WRITTEN INSTRUCTION => Present every line in which the string "this" appears.

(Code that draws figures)
※

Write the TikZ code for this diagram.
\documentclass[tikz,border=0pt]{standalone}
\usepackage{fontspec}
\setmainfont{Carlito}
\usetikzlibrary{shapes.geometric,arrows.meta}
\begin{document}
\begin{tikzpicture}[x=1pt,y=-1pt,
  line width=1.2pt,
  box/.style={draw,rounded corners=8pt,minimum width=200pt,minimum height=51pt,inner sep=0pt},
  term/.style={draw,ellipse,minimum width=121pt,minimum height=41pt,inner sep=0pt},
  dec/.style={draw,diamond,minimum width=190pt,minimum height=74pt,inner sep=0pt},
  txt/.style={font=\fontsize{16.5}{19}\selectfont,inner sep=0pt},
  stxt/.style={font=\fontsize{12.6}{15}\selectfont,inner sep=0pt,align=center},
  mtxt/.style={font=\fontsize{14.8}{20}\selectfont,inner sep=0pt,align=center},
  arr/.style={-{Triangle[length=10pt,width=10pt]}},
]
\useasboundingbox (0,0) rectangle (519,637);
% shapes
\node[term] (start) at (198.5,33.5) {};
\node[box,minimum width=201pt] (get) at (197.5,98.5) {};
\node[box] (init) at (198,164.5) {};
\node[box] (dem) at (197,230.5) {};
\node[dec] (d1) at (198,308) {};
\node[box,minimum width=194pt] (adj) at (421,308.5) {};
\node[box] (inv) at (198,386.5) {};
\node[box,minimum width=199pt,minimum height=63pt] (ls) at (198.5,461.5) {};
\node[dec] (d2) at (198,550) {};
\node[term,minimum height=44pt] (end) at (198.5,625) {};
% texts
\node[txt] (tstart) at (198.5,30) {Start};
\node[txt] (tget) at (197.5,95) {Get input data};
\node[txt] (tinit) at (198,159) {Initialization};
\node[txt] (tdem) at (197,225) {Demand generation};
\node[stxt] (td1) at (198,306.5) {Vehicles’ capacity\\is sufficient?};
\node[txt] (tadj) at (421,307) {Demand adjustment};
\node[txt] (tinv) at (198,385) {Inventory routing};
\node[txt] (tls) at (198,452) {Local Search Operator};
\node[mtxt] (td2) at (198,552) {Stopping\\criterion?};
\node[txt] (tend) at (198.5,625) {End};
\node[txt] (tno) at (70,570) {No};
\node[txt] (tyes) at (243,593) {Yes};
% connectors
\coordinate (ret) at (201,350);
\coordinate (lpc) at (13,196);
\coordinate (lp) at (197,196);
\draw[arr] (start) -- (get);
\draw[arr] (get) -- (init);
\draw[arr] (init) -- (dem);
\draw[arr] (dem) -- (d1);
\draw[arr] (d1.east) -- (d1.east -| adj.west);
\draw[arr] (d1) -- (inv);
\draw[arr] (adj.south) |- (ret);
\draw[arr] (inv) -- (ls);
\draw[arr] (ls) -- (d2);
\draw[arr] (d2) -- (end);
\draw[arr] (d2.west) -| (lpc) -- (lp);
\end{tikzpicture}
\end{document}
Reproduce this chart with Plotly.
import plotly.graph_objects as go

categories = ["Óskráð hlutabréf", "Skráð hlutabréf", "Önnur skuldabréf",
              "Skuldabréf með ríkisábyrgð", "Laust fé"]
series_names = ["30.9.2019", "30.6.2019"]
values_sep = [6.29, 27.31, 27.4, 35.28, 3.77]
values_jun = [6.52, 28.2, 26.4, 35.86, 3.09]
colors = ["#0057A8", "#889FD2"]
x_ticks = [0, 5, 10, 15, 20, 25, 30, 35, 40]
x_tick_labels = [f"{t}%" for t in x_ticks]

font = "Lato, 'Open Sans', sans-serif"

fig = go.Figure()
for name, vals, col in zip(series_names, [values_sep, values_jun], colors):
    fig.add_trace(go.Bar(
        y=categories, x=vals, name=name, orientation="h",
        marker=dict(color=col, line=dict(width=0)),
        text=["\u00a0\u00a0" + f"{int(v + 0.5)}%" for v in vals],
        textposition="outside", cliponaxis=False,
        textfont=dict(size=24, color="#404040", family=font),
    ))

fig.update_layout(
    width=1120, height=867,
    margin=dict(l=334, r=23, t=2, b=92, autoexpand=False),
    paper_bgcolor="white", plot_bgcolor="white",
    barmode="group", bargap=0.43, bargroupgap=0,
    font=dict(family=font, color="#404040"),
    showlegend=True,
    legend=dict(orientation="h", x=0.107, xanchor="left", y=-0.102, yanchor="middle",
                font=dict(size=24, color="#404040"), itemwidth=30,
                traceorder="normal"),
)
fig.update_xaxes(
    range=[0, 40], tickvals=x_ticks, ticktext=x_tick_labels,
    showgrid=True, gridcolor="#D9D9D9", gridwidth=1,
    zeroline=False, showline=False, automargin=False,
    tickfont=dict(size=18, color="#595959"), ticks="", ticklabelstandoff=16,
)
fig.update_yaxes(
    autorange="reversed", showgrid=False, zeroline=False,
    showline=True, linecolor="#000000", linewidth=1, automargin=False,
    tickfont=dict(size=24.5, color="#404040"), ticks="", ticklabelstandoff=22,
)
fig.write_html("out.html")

※

FINAL ANSWER =>
Write the TikZ code for this diagram.
Reproduce this chart with Plotly.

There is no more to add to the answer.